◆ REQUIREMENTS ◆
Look through the listing below for the line containing "Write a LaTeX". Copy it and each line after it up to and including the line containing "(0,0) rectangle (807,358);", exactly, leaving out pictures.

─── DATASET

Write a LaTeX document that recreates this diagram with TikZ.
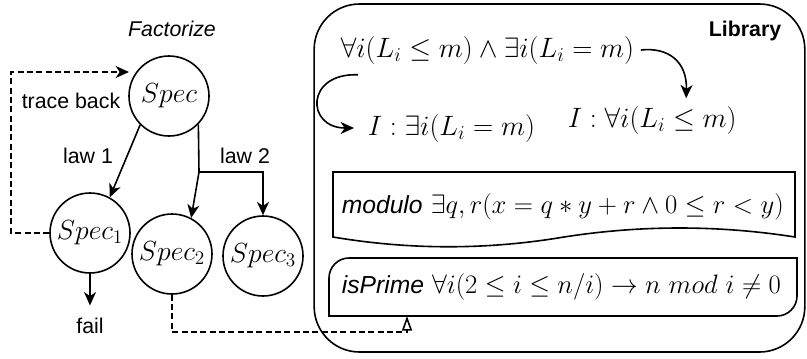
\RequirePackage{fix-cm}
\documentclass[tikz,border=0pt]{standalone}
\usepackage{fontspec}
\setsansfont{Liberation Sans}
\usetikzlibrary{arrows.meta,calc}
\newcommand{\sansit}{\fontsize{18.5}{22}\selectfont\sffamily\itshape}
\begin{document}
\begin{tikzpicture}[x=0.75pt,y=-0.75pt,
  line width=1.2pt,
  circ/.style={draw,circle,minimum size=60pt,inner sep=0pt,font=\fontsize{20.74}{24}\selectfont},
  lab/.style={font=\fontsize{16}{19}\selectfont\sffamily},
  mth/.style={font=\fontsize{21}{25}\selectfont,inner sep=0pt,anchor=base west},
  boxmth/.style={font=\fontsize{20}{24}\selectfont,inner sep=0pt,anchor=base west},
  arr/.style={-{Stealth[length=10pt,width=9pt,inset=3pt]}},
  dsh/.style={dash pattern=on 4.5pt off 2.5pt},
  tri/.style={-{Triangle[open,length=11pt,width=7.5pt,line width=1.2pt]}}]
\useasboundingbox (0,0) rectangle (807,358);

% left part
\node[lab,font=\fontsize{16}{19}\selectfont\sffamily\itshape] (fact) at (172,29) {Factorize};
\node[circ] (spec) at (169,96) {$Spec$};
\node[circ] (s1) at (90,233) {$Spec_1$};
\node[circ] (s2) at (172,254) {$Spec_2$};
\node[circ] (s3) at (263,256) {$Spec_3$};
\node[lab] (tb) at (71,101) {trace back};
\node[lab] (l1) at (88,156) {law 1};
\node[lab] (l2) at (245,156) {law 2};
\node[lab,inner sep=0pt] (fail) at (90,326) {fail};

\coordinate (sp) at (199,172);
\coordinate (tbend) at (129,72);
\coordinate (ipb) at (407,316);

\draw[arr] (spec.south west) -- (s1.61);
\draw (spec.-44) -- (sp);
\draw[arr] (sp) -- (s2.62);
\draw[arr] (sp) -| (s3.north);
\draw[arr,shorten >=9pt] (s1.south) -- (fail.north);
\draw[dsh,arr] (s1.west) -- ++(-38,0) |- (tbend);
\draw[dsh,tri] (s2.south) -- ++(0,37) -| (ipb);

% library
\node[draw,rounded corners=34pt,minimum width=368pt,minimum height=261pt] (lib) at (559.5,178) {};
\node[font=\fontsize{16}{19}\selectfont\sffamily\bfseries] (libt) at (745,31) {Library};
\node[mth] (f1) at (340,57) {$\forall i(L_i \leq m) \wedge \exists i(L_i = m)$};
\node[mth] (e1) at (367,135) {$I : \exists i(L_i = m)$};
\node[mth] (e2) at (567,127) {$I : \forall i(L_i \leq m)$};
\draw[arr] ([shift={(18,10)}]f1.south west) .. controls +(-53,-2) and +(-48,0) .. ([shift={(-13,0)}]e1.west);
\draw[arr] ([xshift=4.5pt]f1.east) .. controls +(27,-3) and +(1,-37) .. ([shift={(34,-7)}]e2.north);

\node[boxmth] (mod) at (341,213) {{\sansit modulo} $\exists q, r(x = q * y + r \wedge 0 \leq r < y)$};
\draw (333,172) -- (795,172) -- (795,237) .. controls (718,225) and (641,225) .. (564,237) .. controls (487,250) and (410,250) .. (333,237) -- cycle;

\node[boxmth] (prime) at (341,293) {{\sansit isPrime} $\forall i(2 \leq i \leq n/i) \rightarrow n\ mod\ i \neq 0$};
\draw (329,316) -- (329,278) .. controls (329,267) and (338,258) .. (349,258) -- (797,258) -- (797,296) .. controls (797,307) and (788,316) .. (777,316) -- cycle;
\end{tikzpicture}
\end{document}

──────
─── DATASET

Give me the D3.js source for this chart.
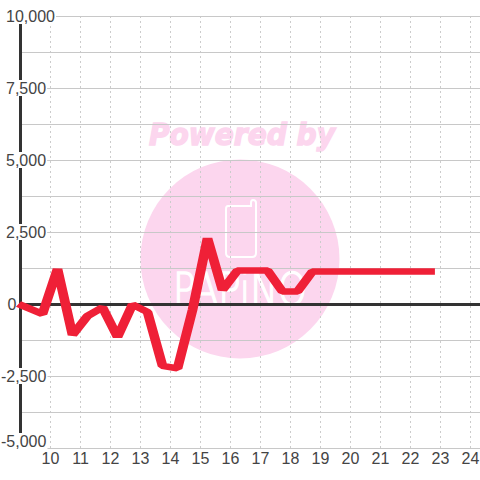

──────

◆ THE COMPLETED TASK ◆
Write a LaTeX document that recreates this diagram with TikZ.
\RequirePackage{fix-cm}
\documentclass[tikz,border=0pt]{standalone}
\usepackage{fontspec}
\setsansfont{Liberation Sans}
\usetikzlibrary{arrows.meta,calc}
\newcommand{\sansit}{\fontsize{18.5}{22}\selectfont\sffamily\itshape}
\begin{document}
\begin{tikzpicture}[x=0.75pt,y=-0.75pt,
  line width=1.2pt,
  circ/.style={draw,circle,minimum size=60pt,inner sep=0pt,font=\fontsize{20.74}{24}\selectfont},
  lab/.style={font=\fontsize{16}{19}\selectfont\sffamily},
  mth/.style={font=\fontsize{21}{25}\selectfont,inner sep=0pt,anchor=base west},
  boxmth/.style={font=\fontsize{20}{24}\selectfont,inner sep=0pt,anchor=base west},
  arr/.style={-{Stealth[length=10pt,width=9pt,inset=3pt]}},
  dsh/.style={dash pattern=on 4.5pt off 2.5pt},
  tri/.style={-{Triangle[open,length=11pt,width=7.5pt,line width=1.2pt]}}]
\useasboundingbox (0,0) rectangle (807,358);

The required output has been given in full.